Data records

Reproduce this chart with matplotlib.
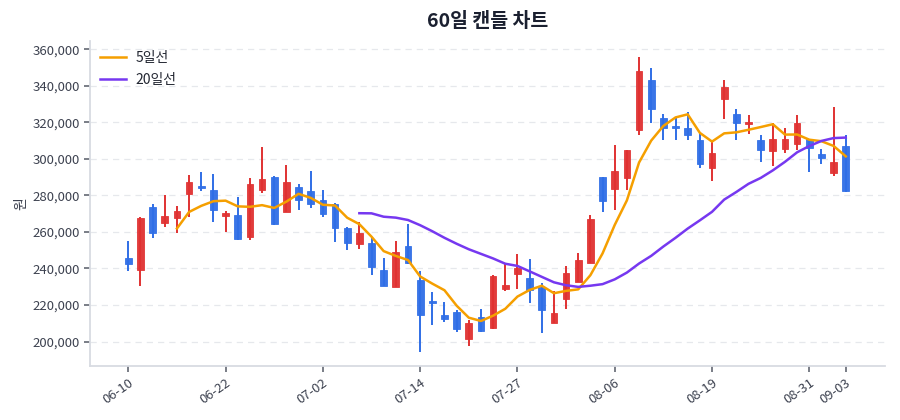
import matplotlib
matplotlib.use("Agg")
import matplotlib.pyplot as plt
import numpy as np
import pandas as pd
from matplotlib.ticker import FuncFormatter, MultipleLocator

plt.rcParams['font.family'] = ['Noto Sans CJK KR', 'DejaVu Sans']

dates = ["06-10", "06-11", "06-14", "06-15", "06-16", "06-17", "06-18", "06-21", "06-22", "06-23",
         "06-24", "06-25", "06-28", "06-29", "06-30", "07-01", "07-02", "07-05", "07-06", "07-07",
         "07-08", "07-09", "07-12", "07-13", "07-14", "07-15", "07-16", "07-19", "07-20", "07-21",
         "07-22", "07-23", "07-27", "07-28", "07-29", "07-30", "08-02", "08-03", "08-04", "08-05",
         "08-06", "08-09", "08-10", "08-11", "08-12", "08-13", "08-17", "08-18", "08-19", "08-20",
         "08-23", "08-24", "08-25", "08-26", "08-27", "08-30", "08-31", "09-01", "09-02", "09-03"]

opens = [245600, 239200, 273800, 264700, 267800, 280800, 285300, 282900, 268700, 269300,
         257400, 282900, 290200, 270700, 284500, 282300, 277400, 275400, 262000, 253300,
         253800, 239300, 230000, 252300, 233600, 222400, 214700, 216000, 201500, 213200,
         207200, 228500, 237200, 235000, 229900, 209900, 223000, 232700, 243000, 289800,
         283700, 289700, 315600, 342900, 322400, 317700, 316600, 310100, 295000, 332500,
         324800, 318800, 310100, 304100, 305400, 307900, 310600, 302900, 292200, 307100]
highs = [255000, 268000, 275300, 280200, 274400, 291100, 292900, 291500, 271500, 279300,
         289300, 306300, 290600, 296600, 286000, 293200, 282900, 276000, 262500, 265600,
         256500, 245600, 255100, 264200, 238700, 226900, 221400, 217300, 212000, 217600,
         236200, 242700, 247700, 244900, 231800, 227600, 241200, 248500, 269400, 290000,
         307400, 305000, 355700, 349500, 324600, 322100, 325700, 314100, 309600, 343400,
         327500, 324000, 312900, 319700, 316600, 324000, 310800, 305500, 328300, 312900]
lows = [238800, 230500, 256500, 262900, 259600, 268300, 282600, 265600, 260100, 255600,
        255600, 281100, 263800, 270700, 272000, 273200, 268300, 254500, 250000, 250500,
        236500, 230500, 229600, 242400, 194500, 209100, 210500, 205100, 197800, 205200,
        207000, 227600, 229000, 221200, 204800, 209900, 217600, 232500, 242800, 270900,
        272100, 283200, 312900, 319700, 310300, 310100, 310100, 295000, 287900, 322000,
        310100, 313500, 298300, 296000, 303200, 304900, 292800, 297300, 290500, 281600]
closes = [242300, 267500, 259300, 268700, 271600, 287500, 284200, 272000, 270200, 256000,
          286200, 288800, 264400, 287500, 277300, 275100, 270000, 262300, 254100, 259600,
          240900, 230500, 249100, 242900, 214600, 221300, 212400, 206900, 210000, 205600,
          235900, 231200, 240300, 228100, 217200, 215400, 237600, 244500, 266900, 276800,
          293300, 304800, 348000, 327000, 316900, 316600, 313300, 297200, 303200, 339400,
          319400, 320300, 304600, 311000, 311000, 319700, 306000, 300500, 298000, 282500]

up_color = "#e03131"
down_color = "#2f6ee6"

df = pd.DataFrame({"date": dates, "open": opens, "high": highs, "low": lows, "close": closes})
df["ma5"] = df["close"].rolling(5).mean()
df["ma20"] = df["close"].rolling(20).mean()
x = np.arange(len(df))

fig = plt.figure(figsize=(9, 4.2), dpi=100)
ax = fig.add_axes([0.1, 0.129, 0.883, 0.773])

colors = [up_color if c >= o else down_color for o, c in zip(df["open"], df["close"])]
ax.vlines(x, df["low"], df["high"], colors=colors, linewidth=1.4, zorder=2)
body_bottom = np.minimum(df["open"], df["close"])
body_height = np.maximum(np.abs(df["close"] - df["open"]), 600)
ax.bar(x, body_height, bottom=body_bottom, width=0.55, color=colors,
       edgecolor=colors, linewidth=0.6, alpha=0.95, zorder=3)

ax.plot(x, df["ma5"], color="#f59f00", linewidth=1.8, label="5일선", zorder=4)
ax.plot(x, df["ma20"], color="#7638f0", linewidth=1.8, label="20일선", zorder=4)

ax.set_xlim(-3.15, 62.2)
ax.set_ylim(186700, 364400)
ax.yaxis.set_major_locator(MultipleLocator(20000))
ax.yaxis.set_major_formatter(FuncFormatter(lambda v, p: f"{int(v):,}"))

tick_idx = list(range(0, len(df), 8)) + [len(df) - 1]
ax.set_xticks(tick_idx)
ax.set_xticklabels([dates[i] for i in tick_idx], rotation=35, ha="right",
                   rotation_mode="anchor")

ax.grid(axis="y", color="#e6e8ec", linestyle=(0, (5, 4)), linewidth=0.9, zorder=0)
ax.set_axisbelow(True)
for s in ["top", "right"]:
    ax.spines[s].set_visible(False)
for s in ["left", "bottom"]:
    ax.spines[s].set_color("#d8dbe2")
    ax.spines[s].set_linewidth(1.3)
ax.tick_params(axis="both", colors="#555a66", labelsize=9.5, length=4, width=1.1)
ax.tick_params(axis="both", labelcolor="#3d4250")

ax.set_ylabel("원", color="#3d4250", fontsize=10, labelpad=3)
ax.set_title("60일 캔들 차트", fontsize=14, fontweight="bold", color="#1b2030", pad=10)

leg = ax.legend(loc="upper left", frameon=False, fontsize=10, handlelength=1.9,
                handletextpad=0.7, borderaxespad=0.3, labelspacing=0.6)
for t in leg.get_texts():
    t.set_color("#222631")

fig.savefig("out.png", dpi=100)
--
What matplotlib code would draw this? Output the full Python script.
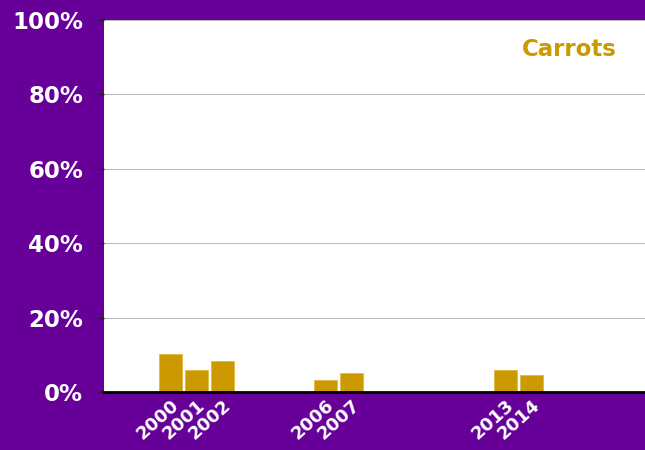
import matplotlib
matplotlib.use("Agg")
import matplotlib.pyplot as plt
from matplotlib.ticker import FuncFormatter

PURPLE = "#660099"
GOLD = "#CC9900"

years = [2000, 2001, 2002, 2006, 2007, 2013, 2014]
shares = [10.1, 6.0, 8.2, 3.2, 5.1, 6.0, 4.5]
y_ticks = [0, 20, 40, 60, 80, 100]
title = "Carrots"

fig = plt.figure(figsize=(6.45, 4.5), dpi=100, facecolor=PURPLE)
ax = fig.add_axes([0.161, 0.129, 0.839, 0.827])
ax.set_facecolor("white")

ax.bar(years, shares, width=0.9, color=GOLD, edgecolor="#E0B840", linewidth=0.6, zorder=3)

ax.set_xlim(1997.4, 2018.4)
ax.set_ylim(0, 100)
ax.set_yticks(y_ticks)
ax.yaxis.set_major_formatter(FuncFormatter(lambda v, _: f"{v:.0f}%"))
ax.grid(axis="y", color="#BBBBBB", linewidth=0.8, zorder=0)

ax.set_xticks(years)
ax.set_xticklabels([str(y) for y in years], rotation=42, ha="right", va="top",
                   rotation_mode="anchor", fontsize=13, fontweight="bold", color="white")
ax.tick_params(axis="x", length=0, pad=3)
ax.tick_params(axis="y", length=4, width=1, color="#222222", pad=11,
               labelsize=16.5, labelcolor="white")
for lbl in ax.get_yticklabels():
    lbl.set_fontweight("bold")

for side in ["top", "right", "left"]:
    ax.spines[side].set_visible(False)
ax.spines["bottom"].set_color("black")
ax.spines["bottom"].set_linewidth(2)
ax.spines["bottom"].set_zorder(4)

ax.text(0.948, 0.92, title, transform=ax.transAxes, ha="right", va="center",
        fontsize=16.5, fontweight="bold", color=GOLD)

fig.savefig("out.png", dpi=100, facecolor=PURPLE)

Description of the task -
Locate all lines in the listing above with the word "matplotlib". Copy them.

Task result -
Reproduce this chart with matplotlib.
import matplotlib
matplotlib.use("Agg")
import matplotlib.pyplot as plt
from matplotlib.ticker import FuncFormatter, MultipleLocator
What matplotlib code would draw this? Output the full Python script.
import matplotlib
matplotlib.use("Agg")
import matplotlib.pyplot as plt
from matplotlib.ticker import FuncFormatter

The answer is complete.